Marvin or Marlon, Upfest, Bristol, July 2018
Marvin or Marlon, Upfest, Bristol, July 2018

This is a very clever stencil, with a black and white section showing a shopping trolley abandoned in a wetland and to the right a contrasting full colour stencil of a tree frog. The picture tells a story of environmental degradation and the beauty of nature that is compromised.

Marvin or Marlon, Upfest, Bristol, July 2018
Marvin or Marlon, Upfest, Bristol, July 2018

The star of the piece though must be the frog, although my photograph doesn’t even begin to do it justice. Another cracker from Marvin or Marlon at Upfest.

1942. Raleigh Road, Vector (26)

Over the Christmas break I decided to spend a bit of time trawling through my archives of 2018, to see if I might have missed some pieces that deserve a post. This piece by Khoi had been overlooked, probably because I am not familiar with the artist, and rarely see his/her work.
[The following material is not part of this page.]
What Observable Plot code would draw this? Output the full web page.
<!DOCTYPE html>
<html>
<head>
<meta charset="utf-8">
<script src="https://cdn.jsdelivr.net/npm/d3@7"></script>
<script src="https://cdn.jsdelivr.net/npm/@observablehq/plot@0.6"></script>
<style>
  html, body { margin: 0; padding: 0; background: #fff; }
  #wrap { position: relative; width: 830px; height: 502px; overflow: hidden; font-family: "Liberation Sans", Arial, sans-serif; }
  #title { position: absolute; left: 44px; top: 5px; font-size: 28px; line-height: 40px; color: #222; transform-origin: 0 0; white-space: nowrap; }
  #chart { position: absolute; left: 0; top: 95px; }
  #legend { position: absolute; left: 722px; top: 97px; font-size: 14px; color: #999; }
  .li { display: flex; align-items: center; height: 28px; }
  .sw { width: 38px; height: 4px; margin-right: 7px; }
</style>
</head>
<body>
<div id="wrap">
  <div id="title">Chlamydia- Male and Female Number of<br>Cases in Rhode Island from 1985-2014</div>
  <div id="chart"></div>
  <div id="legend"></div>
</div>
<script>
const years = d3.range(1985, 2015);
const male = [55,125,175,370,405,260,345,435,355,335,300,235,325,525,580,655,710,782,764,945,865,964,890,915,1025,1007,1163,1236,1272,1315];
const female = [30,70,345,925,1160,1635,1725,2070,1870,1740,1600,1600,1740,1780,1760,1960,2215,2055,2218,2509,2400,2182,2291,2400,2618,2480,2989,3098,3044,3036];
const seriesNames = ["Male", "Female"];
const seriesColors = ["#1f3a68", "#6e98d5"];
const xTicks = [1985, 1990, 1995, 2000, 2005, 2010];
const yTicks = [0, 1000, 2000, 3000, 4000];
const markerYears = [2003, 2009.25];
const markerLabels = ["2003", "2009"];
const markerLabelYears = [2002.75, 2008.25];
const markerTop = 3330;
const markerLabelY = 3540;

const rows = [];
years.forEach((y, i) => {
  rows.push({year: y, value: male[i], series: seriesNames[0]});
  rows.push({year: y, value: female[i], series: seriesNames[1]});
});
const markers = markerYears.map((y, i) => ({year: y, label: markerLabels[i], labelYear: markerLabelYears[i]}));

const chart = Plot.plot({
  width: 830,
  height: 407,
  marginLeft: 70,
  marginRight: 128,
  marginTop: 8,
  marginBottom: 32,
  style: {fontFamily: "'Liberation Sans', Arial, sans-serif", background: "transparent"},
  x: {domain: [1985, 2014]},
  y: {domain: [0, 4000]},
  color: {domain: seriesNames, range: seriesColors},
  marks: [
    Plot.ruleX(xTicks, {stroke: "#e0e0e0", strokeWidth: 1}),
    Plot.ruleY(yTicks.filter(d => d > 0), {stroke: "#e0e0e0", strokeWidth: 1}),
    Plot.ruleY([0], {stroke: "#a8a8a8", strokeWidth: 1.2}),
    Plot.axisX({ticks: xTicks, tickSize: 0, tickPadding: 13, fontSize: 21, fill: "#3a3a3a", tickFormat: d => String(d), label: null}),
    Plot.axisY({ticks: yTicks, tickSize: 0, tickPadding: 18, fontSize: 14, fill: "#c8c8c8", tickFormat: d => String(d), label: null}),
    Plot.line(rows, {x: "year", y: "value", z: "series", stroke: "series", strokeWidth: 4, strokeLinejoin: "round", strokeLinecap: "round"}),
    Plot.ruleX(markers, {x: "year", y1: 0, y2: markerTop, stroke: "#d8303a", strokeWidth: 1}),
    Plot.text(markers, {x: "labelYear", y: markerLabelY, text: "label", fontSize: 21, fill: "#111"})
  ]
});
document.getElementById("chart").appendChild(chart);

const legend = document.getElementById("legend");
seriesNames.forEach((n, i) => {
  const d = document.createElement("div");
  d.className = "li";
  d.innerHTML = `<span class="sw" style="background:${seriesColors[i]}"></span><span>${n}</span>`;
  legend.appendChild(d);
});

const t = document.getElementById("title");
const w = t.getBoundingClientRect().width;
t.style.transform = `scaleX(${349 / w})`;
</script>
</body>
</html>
Khoi, Raleigh Road, Bristol, January 2018
Khoi, Raleigh Road, Bristol, January 2018

I am guessing that Khoi is an occasional visitor to Bristol, because the artist’s pieces are few and far between, or maybe they are just an occasional writer. This piece was created in January last year and was part of a paint jam with Sled One and Corupt. There is something unusual and rather compelling about the piece, and while perhaps not to everyone’s taste it does have a charm to it.

991. North Street Green (9)

Not long after Upfest was over, and just as the dust was settling, this wonderful piece from Bristol’s Cheo appeared in North Street Green. It is a very strong piece, and in my view, far superior to the Morph characters he produced for Upfest.
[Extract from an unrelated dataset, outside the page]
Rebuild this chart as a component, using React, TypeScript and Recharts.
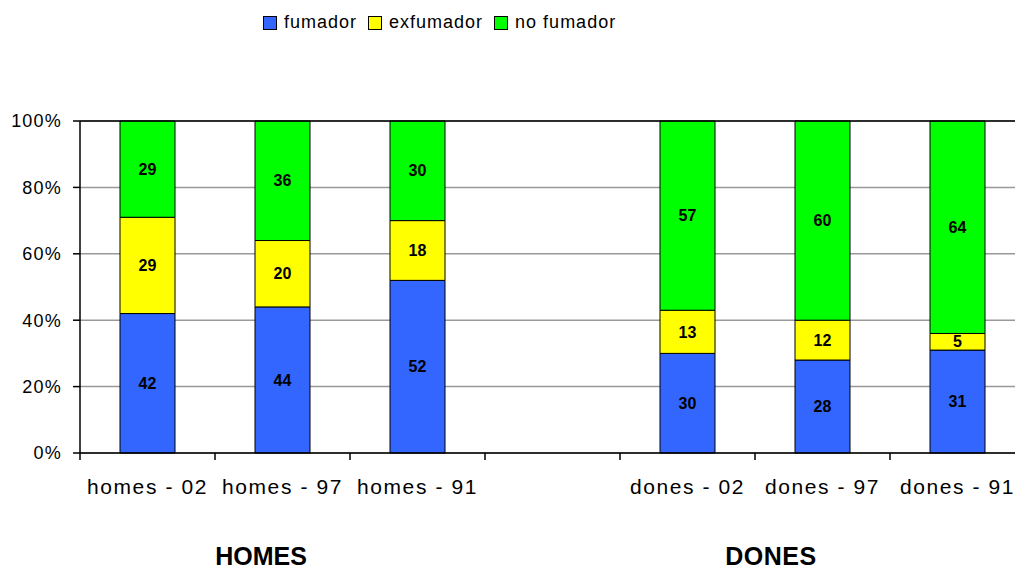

Cheo, North Street Green, Bristol, August 2017
Cheo, North Street Green, Bristol, August 2017

In this piece he has sprayed a couple of very cool frogs appearently chewing the fat and puffing away on a cigar and cigarette. It is an incredibly neat and crisp piece and in my view shows Cheo at his absolute best.

Cheo, North Street Green, Bristol, August 2017
Cheo, North Street Green, Bristol, August 2017

I’m not too sure how long this would have taken him, but it looks like he took care with it. Yet another great piece from the master.